• **Exercise requirements**
Print the lines from the one that contains "Emit a LaTeX" to the one that contains "(title) at (478,19)", inclusive, exactly as they appear, and please drop any pictures.

• **Material provided**
■ ■ ■

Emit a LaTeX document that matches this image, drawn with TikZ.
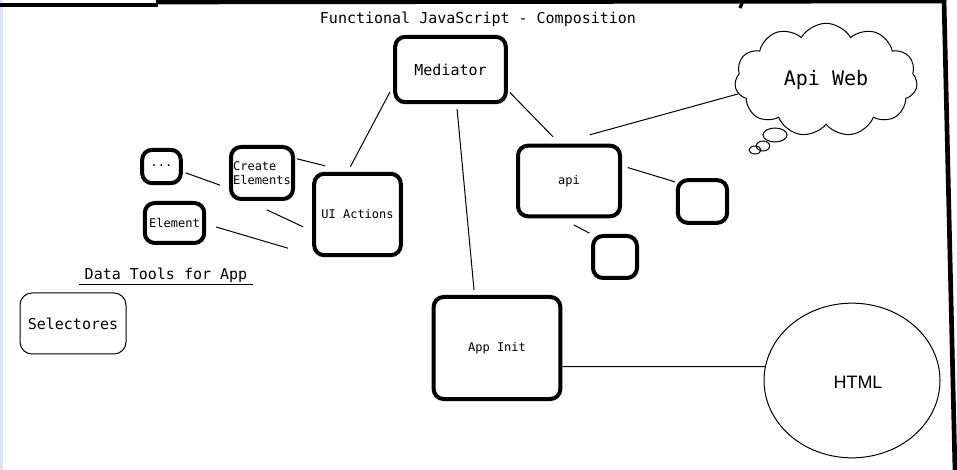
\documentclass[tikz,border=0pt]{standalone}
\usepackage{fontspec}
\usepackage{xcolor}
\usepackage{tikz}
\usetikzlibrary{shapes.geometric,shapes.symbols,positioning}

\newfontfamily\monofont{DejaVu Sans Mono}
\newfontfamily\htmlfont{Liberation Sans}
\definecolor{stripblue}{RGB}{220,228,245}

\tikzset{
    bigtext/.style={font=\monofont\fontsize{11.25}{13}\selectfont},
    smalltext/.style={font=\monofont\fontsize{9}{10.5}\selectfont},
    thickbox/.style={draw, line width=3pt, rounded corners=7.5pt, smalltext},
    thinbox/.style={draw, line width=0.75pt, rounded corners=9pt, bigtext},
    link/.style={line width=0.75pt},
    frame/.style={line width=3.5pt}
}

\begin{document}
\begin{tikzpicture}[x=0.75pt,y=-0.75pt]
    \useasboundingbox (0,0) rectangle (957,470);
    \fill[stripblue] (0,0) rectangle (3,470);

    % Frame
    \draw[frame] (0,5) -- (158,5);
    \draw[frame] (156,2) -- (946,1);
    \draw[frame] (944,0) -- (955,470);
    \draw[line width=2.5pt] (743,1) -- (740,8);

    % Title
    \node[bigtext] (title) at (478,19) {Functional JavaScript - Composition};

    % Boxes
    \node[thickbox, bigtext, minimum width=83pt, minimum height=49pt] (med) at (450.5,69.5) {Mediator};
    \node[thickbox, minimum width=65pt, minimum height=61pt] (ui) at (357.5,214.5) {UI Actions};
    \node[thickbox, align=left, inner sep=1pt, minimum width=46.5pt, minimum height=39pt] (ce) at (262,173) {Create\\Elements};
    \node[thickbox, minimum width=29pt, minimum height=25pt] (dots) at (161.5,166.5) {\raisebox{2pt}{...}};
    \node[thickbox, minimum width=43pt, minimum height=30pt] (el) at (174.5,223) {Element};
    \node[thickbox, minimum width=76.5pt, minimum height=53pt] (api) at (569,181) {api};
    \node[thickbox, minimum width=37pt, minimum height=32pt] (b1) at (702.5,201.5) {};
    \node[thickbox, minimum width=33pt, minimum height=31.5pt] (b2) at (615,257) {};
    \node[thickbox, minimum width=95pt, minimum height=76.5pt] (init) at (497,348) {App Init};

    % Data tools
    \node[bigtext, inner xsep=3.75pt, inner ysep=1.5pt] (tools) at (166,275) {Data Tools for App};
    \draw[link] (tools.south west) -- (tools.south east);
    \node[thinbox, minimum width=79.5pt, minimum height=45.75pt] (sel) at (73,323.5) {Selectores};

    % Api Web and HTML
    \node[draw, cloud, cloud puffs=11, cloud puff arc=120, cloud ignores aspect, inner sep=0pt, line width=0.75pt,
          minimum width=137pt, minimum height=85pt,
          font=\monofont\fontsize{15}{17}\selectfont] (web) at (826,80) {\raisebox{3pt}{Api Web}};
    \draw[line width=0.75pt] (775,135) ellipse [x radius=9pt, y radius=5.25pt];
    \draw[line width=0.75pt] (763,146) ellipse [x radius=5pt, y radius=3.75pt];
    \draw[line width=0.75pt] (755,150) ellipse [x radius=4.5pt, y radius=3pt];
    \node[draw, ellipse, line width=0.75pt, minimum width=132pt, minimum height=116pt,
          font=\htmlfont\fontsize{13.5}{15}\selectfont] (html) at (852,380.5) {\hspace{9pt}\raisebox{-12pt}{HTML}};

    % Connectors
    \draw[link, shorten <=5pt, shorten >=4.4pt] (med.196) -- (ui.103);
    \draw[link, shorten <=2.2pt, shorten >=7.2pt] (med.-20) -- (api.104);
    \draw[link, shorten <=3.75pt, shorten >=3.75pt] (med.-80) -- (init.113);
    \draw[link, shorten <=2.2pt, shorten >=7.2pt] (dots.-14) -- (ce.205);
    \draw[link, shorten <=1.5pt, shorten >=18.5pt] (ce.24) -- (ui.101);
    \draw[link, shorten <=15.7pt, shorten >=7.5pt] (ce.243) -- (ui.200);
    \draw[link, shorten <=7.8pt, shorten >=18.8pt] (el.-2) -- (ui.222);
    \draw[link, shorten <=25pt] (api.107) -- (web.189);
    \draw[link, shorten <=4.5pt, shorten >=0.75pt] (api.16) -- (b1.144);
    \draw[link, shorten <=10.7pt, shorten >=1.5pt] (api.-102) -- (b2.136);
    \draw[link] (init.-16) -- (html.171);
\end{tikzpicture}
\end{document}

■ ■ ■

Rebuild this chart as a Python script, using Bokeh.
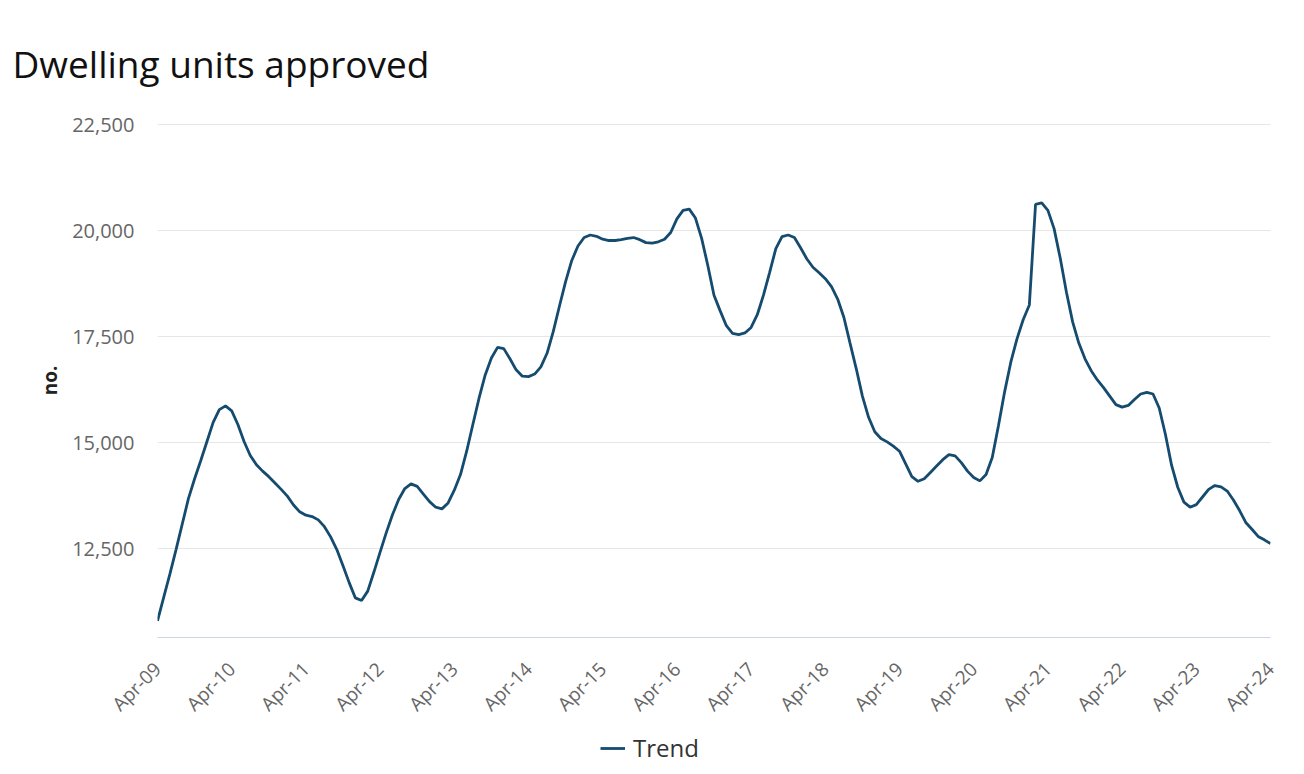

■ ■ ■

• **Right answer**
Emit a LaTeX document that matches this image, drawn with TikZ.
\documentclass[tikz,border=0pt]{standalone}
\usepackage{fontspec}
\usepackage{xcolor}
\usepackage{tikz}
\usetikzlibrary{shapes.geometric,shapes.symbols,positioning}

\newfontfamily\monofont{DejaVu Sans Mono}
\newfontfamily\htmlfont{Liberation Sans}
\definecolor{stripblue}{RGB}{220,228,245}

\tikzset{
    bigtext/.style={font=\monofont\fontsize{11.25}{13}\selectfont},
    smalltext/.style={font=\monofont\fontsize{9}{10.5}\selectfont},
    thickbox/.style={draw, line width=3pt, rounded corners=7.5pt, smalltext},
    thinbox/.style={draw, line width=0.75pt, rounded corners=9pt, bigtext},
    link/.style={line width=0.75pt},
    frame/.style={line width=3.5pt}
}

\begin{document}
\begin{tikzpicture}[x=0.75pt,y=-0.75pt]
    \useasboundingbox (0,0) rectangle (957,470);
    \fill[stripblue] (0,0) rectangle (3,470);

    % Frame
    \draw[frame] (0,5) -- (158,5);
    \draw[frame] (156,2) -- (946,1);
    \draw[frame] (944,0) -- (955,470);
    \draw[line width=2.5pt] (743,1) -- (740,8);

    % Title
    \node[bigtext] (title) at (478,19) {Functional JavaScript - Composition};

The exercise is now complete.